# Erfahrung mit Servopressen



## dennisbz (24 Oktober 2009)

Tag zusammen,

bin dabei mich in Exzenterpressen - soweit ich das bis jetzt überblicken kann hauptsächlich Schnellläuferpressen - einzuarbeiten.

Genauer gesagt, deren Steuerungen und Peripherie, Antriebe und leider auch die Sicherheitstechnik ...  

Es kommt mir so vor, als gäb es unzählige Anbieter von Steuerungstechnik, HMI-Systeme, usw. die sich auf das Pressen-Business spezialisiert haben. 
Was sind denn deren Vorteile gegenüber den sonst etablierten Firmen?
Ich hab gehört, SIEMENS wär wohl früher zu lahm gewesen, so von den Zykluszeiten. Ist natürlich ein Argument.

Hat jemand darin Erfahrung?

...greetz!


----------



## trinitaucher (25 Oktober 2009)

ich weiß nicht ob's dir was bringt, aber die Firma Beckhoff hat zusammen mit Schuler damals ihr Feldbussystem EtherCAT vorgestellt. Da ging's genau um die Problematik bzgl. Schnelligkeit:
http://www.pc-control.net/pdf/012004/pcc_schuler_d.pdf

Das war 2003. Da hat sich auf dem Markt in der Zwischenzeit bestimmt einiges getan.
Beckhoff wäre eine der Möglichkeiten wenn's schnell und deterministisch sein soll, auch auf Seiten des Feldbussysstems.
Aber bestimmt liefert auch Siemens mittlerweile Komponenten, die schnell genug sind.


----------



## Blockmove (25 Oktober 2009)

Es kommt sehr stark auf die Komplexität der Anlage an.
Sobald bei hohen Taktzahlen (>1000/min) die Themen Werkzeugsteuerungen, Presskraftsteuerung und Auswertung, Kamerasysteme, usw. kommen Spezialfirmen ins Spiel.
Es geht oft weniger um die Hardware, sondern um das Prozess-Knowhow. Manchmal ist die Spezialhardware vielleicht auch nur eine Art Kopierschutz .
Pressen und Stanzen gehört wohl zu den meist unterschätzten Gebieten im Anlagenbau.

Gruß
  Dieter


----------



## Ralle (25 Oktober 2009)

Blockmove schrieb:


> Pressen und Stanzen gehört wohl zu den meist unterschätzten Gebieten im Anlagenbau.
> 
> Gruß
> Dieter



Da gebe ich dir Recht, wobei, auf Grund der enormen Sicherheitsvorschriften heutzutage, jeder versucht, eine Pressvorrichtung als Füge zu deklarieren.  Das spart u.U. enorm viel Aufwand bei der Sicherheitstechnik.


----------



## Blockmove (25 Oktober 2009)

Ralle schrieb:


> Da gebe ich dir Recht, wobei, auf Grund der enormen Sicherheitsvorschriften heutzutage, jeder versucht, eine Pressvorrichtung als Füge zu deklarieren.  Das spart u.U. enorm viel Aufwand bei der Sicherheitstechnik.
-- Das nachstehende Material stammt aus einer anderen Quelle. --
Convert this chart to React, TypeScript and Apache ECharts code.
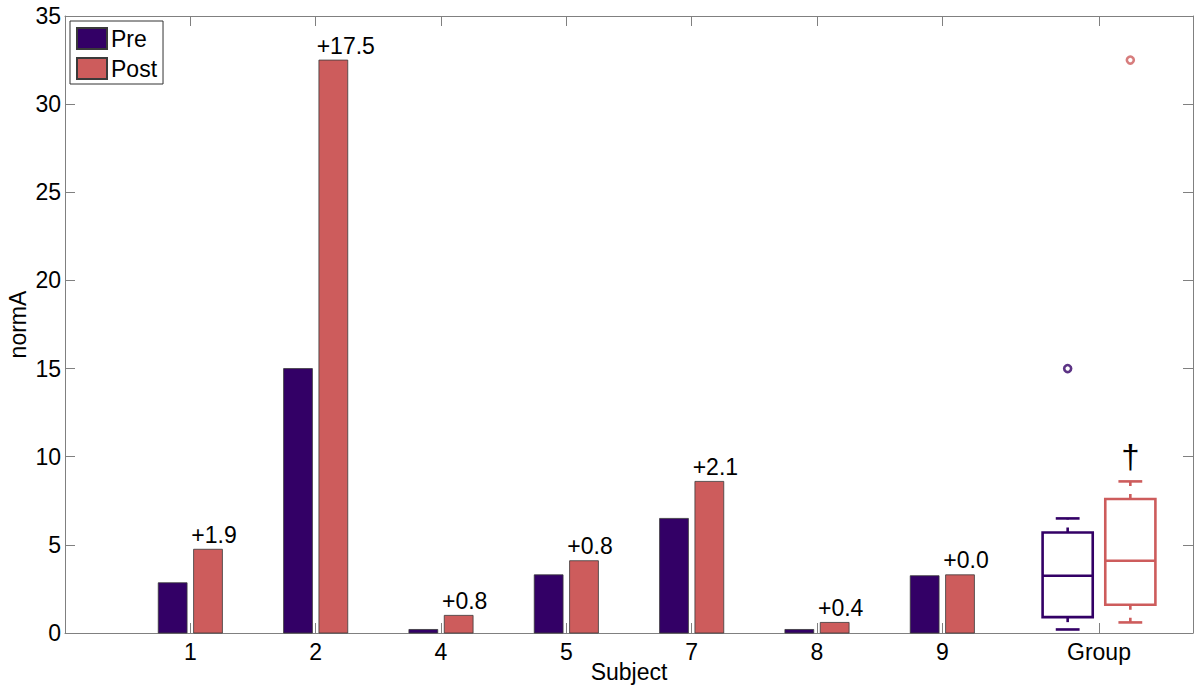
import React, { useEffect, useRef } from "react";
import * as echarts from "echarts";

// ---- data ----
const categories = ["1", "2", "4", "5", "7", "8", "9", "Group"];
const categoryPositions = [1, 2, 3, 4, 5, 6, 7, 8.25];
const preValues = [2.85, 15.0, 0.2, 3.3, 6.5, 0.2, 3.25];
const postValues = [4.75, 32.5, 1.0, 4.1, 8.6, 0.6, 3.3];
const diffLabels = ["+1.9", "+17.5", "+0.8", "+0.8", "+2.1", "+0.4", "+0.0"];
// [lower whisker, Q1, median, Q3, upper whisker]
const preBox = [0.2, 0.9, 3.25, 5.7, 6.5];
const postBox = [0.6, 1.6, 4.1, 7.6, 8.6];
const preOutliers = [15.0];
const postOutliers = [32.5];
const significanceMark = "†";
const significanceValue = 10;
const yTicks = [0, 5, 10, 15, 20, 25, 30, 35];

const PRE_COLOR = "#330066";
const POST_COLOR = "#CD5C5C";
const AXIS_COLOR = "#808080";
const FONT = "Liberation Sans, Arial, Helvetica, sans-serif";
const BAR_W = 0.23;
const BAR_OFF = 0.141;
const BOX_OFF = 0.25;
const BOX_W = 0.4;
const CAP_W = 0.19;

export default function App() {
  const ref = useRef<HTMLDivElement>(null);

  useEffect(() => {
    if (!ref.current) return;
    const chart = echarts.init(ref.current, null, { renderer: "svg" });
    const groupPos = categoryPositions[7];

    const barRender = (offset: number, color: string) => (params: any, api: any) => {
      const x = api.value(0) + offset;
      const v = api.value(1);
      const top = api.coord([x, v]);
      const base = api.coord([x, 0]);
      const w = api.size([BAR_W, 0])[0];
      return {
        type: "rect",
        shape: { x: top[0] - w / 2, y: top[1], width: w, height: base[1] - top[1] },
        style: { fill: color, stroke: "#3a3a3a", lineWidth: 0.8 },
      };
    };

    const boxRender = (params: any, api: any) => {
      const cx = api.value(0);
      const color = params.dataIndex === 0 ? PRE_COLOR : POST_COLOR;
      const lo = api.value(1), q1 = api.value(2), med = api.value(3), q3 = api.value(4), hi = api.value(5);
      const bw = api.size([BOX_W, 0])[0];
      const cw = api.size([CAP_W, 0])[0];
      const c = (v: number) => api.coord([cx, v]);
      const pLo = c(lo), pQ1 = c(q1), pMed = c(med), pQ3 = c(q3), pHi = c(hi);
      const x = pMed[0];
      const st = { stroke: color, lineWidth: 2.6, fill: "none" };
      return {
        type: "group",
        children: [
          { type: "rect", shape: { x: x - bw / 2, y: pQ3[1], width: bw, height: pQ1[1] - pQ3[1] }, style: st },
          { type: "line", shape: { x1: x - bw / 2, y1: pMed[1], x2: x + bw / 2, y2: pMed[1] }, style: st },
          { type: "line", shape: { x1: x, y1: pQ3[1], x2: x, y2: pHi[1] }, style: { ...st, lineDash: [5, 8] } },
          { type: "line", shape: { x1: x, y1: pQ1[1], x2: x, y2: pLo[1] }, style: { ...st, lineDash: [5, 8] } },
          { type: "line", shape: { x1: x - cw / 2, y1: pHi[1], x2: x + cw / 2, y2: pHi[1] }, style: st },
          { type: "line", shape: { x1: x - cw / 2, y1: pLo[1], x2: x + cw / 2, y2: pLo[1] }, style: st },
        ],
      };
    };

    const labelRender = (params: any, api: any) => {
      const p = api.coord([api.value(0), api.value(1)]);
      return {
        type: "text",
        x: p[0] + 1,
        y: p[1] - 3,
        style: {
          text: diffLabels[params.dataIndex],
          fill: "#000",
          font: `23px ${FONT}`,
          align: "left",
          verticalAlign: "bottom",
        },
      };
    };

    const daggerRender = (params: any, api: any) => {
      const p = api.coord([api.value(0), api.value(1)]);
      return {
        type: "text",
        x: p[0],
        y: p[1],
        style: {
          text: significanceMark,
          fill: "#000",
          font: `33px ${FONT}`,
          align: "center",
          verticalAlign: "middle",
        },
      };
    };

    const tickCfg = { show: true, inside: true, length: 10, lineStyle: { color: AXIS_COLOR, width: 1 } };
    const labelFor = (v: number) => {
      const i = categoryPositions.findIndex((p) => Math.abs(p - v) < 1e-6);
      return i >= 0 ? categories[i] : "";
    };

    const option: any = {
      animation: false,
      backgroundColor: "#fff",
      textStyle: { fontFamily: FONT },
      grid: { left: 65, right: 7, top: 16, bottom: 56, containLabel: false, outerBoundsMode: "none" },
      legend: {
        left: 70,
        top: 21,
        orient: "vertical",
        padding: [6, 6, 4, 6],
        itemGap: 7,
        itemWidth: 30,
        itemHeight: 21,
        borderColor: "#333",
        borderWidth: 1,
        backgroundColor: "#fff",
        textStyle: { fontSize: 23, color: "#000", fontFamily: FONT, padding: [0, 0, 0, -1] },
        data: [
          { name: "Pre", icon: "rect" },
          { name: "Post", icon: "rect" },
        ],
      },
      xAxis: [
        {
          type: "value",
          min: 0,
          max: 9,
          name: "Subject",
          nameLocation: "middle",
          nameGap: 27,
          nameMoveOverlap: false,
          nameTextStyle: { fontSize: 23, color: "#000", fontFamily: FONT },
          axisLine: { show: true, lineStyle: { color: AXIS_COLOR, width: 1 } },
          axisTick: { ...tickCfg, customValues: categoryPositions },
          axisLabel: {
            customValues: categoryPositions,
            formatter: (v: number) => labelFor(v),
            fontSize: 23,
            color: "#000",
            margin: 7,
            fontFamily: FONT,
          },
          splitLine: { show: false },
        },
        {
          type: "value",
          position: "top",
          min: 0,
          max: 9,
          axisLine: { show: true, onZero: false, lineStyle: { color: AXIS_COLOR, width: 1 } },
          axisTick: { ...tickCfg, customValues: categoryPositions },
          axisLabel: { show: false },
          splitLine: { show: false },
        },
      ],
      yAxis: [
        {
          type: "value",
          min: 0,
          max: 35,
          interval: 5,
          name: "normA",
          nameLocation: "middle",
          nameGap: 36,
          nameMoveOverlap: false,
          nameTextStyle: { fontSize: 23, color: "#000", fontFamily: FONT },
          axisLine: { show: true, lineStyle: { color: AXIS_COLOR, width: 1 } },
          axisTick: tickCfg,
          axisLabel: {
            fontSize: 23,
            color: "#000",
            margin: 4,
            fontFamily: FONT,
            formatter: (v: number) => (yTicks.includes(v) ? String(v) : ""),
          },
          splitLine: { show: false },
        },
        {
          type: "value",
          position: "right",
          min: 0,
          max: 35,
          interval: 5,
          axisLine: { show: true, onZero: false, lineStyle: { color: AXIS_COLOR, width: 1 } },
          axisTick: tickCfg,
          axisLabel: { show: false },
          splitLine: { show: false },
        },
      ],
      series: [
        {
          name: "Pre",
          type: "custom",
          itemStyle: { color: PRE_COLOR, borderColor: "#3a3a3a", borderWidth: 0.8 },
          renderItem: barRender(-BAR_OFF, PRE_COLOR),
          data: preValues.map((v, i) => [categoryPositions[i], v]),
          encode: { x: 0, y: 1 },
        },
        {
          name: "Post",
          type: "custom",
          itemStyle: { color: POST_COLOR, borderColor: "#3a3a3a", borderWidth: 0.8 },
          renderItem: barRender(BAR_OFF, POST_COLOR),
          data: postValues.map((v, i) => [categoryPositions[i], v]),
          encode: { x: 0, y: 1 },
        },
        {
          name: "labels",
          type: "custom",
          renderItem: labelRender,
          data: postValues.map((v, i) => [categoryPositions[i], v]),
          encode: { x: 0, y: 1 },
          silent: true,
        },
        {
          name: "boxes",
          type: "custom",
          renderItem: boxRender,
          data: [
            [groupPos - BOX_OFF, ...preBox],
            [groupPos + BOX_OFF, ...postBox],
          ],
          encode: { x: 0, y: [1, 2, 3, 4, 5] },
          silent: true,
        },
        {
          name: "preOutliers",
          type: "scatter",
          symbol: "circle",
          symbolSize: 7,
          itemStyle: { color: "#fff", borderColor: PRE_COLOR, borderWidth: 2.6 },
          data: preOutliers.map((v) => [groupPos - BOX_OFF, v]),
          silent: true,
        },
        {
          name: "postOutliers",
          type: "scatter",
          symbol: "circle",
          symbolSize: 7,
          itemStyle: { color: "#fff", borderColor: POST_COLOR, borderWidth: 2.6 },
          data: postOutliers.map((v) => [groupPos + BOX_OFF, v]),
          silent: true,
        },
        {
          name: "significance",
          type: "custom",
          renderItem: daggerRender,
          data: [[groupPos + BOX_OFF, significanceValue]],
          encode: { x: 0, y: 1 },
          silent: true,
        },
      ],
    };

    chart.setOption(option);
    return () => chart.dispose();
  }, []);

  return (
    <div
      ref={ref}
      style={{ position: "fixed", left: 0, top: 0, width: 1200, height: 689, background: "#fff" }}
    />
  );
}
Stimmt ... Den Trick wenden wir auch an 

Allerdings habe ich eigentlich gar nicht die Sicherheitstechnik gemeint.
Vielmehr Themen wie wegabhängige Presskraftverstellung oder synchronisierte Werkzeugfunktionen.
Dinge, die früher vielleicht mit aufwendigen Königswellen (falls das noch einer kennt) ausgeführt wurden, werden per Software und Servo realisiert. Und das mit einer Geschwindigkeit, wo man als "normaler" Anlagenbauer nur noch staunt.
Wenn man beobachten der Anlage ein Stroboskop braucht, dann ist das für mich immer wieder beeindruckend.

Gruß
  Dieter


----------